United States Bankruptcy Court, Northern District of Ohio
Oct 5, 2021
No. 20-61442 (Bankr. N.D. Ohio Oct. 5, 2021)

Opinion

20-61442 Adversary 20-06034

10-05-2021

IN RE: JEFFREY L. SIMMONS, Debtor v. JEFFREY L. SIMMONS, Defendant JOHN CASEY & JACLYN CASEY, Plaintiffs


CHAPTER 13

MEMORANDUM OF OPINION (NOT INTENDED FOR PUBLICATION)

RUSS KENDIG, JUDGE

Now before the court is Plaintiffs' motion for summary judgment on their suit seeking to prevent the discharge of Debtor's debt owed to them.

The court has subject matter jurisdiction over this case under 28 U.S.C. § 1334 and the general order of reference entered by The United States District Court for the Northern District of Ohio on April 4, 2012. Gen. Order 2012-7. The court has authority to enter final orders in this matter. Pursuant to 11 U.S.C. § 1409, venue in this court is proper. The following constitutes the court's findings of fact and conclusions of law under Bankruptcy Rule 7052.
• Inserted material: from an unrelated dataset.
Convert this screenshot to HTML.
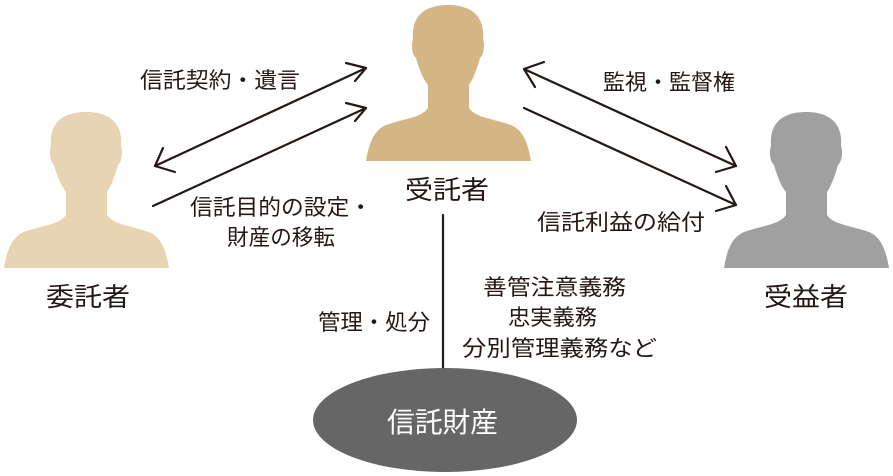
<!DOCTYPE html>
<html><head><meta charset="utf-8"><style>
html,body{margin:0;padding:0;background:#fff;}
svg{display:block;}
text{font-family:"Liberation Sans","Noto Sans CJK JP",sans-serif;fill:#231815;}
</style></head><body>
<svg width="893" height="476" viewBox="0 0 893 476" xmlns="http://www.w3.org/2000/svg">
<defs>
<path id="p" d="M0,158 C3,140 8,127 20,122 C40,115 55,115 62,105 L62,82 C56,75 52,62 50,55 C46,52 45,42 47,36 C45,12 60,2 82,2 C104,2 119,12 117,36 C119,42 118,52 114,55 C112,62 108,75 103,82 L103,105 C110,115 125,115 145,122 C157,127 162,140 165,158 Z"/>
</defs>
<use href="#p" x="366" y="3" fill="#d4b584"/>
<use href="#p" x="4" y="110" fill="#e6d4b3"/>
<use href="#p" x="724" y="110" fill="#a0a0a0"/>

<g stroke="#231815" stroke-width="2.2" fill="none" stroke-linecap="round" stroke-linejoin="round">
<line x1="155" y1="166" x2="366" y2="68"/>
<polyline points="346,63 366,68 355,81"/>
<polyline points="163,148 155,166 175,172"/>
<line x1="153" y1="206" x2="366" y2="108"/>
<polyline points="346,103 366,108 355,121"/>
<line x1="524" y1="69" x2="736" y2="166"/>
<polyline points="544,62 524,69 535,87"/>
<polyline points="726,147 736,166 716,172"/>
<line x1="524" y1="108" x2="736" y2="205"/>
<polyline points="726,186 736,205 716,211"/>
<line x1="443" y1="215" x2="443" y2="368"/>
</g>
<ellipse cx="445" cy="420" rx="132" ry="52" fill="#666666"/>

<g font-size="22">
<text x="140" y="88" textLength="160" lengthAdjust="spacingAndGlyphs">信託契約・遺言</text>
<text x="190" y="215" textLength="182" lengthAdjust="spacingAndGlyphs">信託目的の設定・</text>
<text x="227" y="245" textLength="108" lengthAdjust="spacingAndGlyphs">財産の移転</text>
<text x="603" y="90" textLength="132" lengthAdjust="spacingAndGlyphs">監視・監督権</text>
<text x="537" y="230" textLength="168" lengthAdjust="spacingAndGlyphs">信託利益の給付</text>
<text x="318" y="330" textLength="112" lengthAdjust="spacingAndGlyphs">管理・処分</text>
<text x="483" y="295" textLength="143" lengthAdjust="spacingAndGlyphs">善管注意義務</text>
<text x="508" y="325" textLength="89" lengthAdjust="spacingAndGlyphs">忠実義務</text>
<text x="462" y="356" textLength="195" lengthAdjust="spacingAndGlyphs">分別管理義務など</text>
</g>
<g font-size="26">
<text x="405" y="199" textLength="84" lengthAdjust="spacingAndGlyphs">受託者</text>
<text x="46" y="306" textLength="84" lengthAdjust="spacingAndGlyphs">委託者</text>
<text x="764" y="306" textLength="84" lengthAdjust="spacingAndGlyphs">受益者</text>
</g>
<text x="387" y="432" font-size="28" textLength="111" lengthAdjust="spacingAndGlyphs" style="fill:#fff">信託財産</text>
</svg>
</body></html>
This opinion is not intended for publication or citation. The availability of this opinion, in electronic or printed form, is not the result of a direct submission by the court.

FACTS

Plaintiffs filed a civil suit against Debtor in the Stark County Court of Common Pleas on September 9, 2019 for breach of contract and violations of statutory duties and later amended their complaint to include a count of fraud as well. In their complaint, Plaintiffs alleged that they had contracted with Debtor to construct a house for them in exchange for $283,000, $42,450 of which was paid up front as a down payment. Debtor never built the house and refused to return the down payment despite multiple requests from Plaintiffs.

Debtor failed to adequately respond to Plaintiffs' discovery requests, so Plaintiffs filed a motion to compel discovery on February 12, 2020. The court granted the motion and required Debtor to serve discovery responses on Plaintiffs before March 6. However, the deadline came and went with no action from Debtor. Plaintiffs then filed a motion for Debtor to show cause for missing the deadline. The court granted the motion on April 13, 2020 and gave Debtor fourteen days to show why he violated the order to compel discovery.

In keeping with his past behavior, Debtor failed to meet the fourteen-day deadline from the order to show cause. Accordingly, plaintiffs moved for an entry of default judgment. The court granted the motion and entered a default judgment in favor of Plaintiffs. That same order set a hearing for damages on July 13, 2020 and, in accordance with local rules, directed Plaintiffs to serve notice to Debtor of the hearing. Plaintiffs' counsel did so, sending notice by mail to Debtor's home and business addresses. Despite the notice, Debtor failed to appear at the damages hearing. Plaintiffs presented evidence of Debtor's alleged fraud to the court including the contract between Plaintiffs and Debtor, documentation of Debtor's failure to pay, as well as lawsuits from other dissatisfied customers and newspaper articles discussing Debtor's alleged fraudulent behaviors in Ohio and other states. Plaintiffs then filed a motion for default judgment and served it on Debtor along with all the evidence presented at the hearing. The Court granted the default judgment in a short final appealable order on August 3, 2020, finding that Plaintiffs' evidence showed that Debtor had committed "egregious fraud" and awarding $42,500 in liquidated damages and $85,000 in punitive damages.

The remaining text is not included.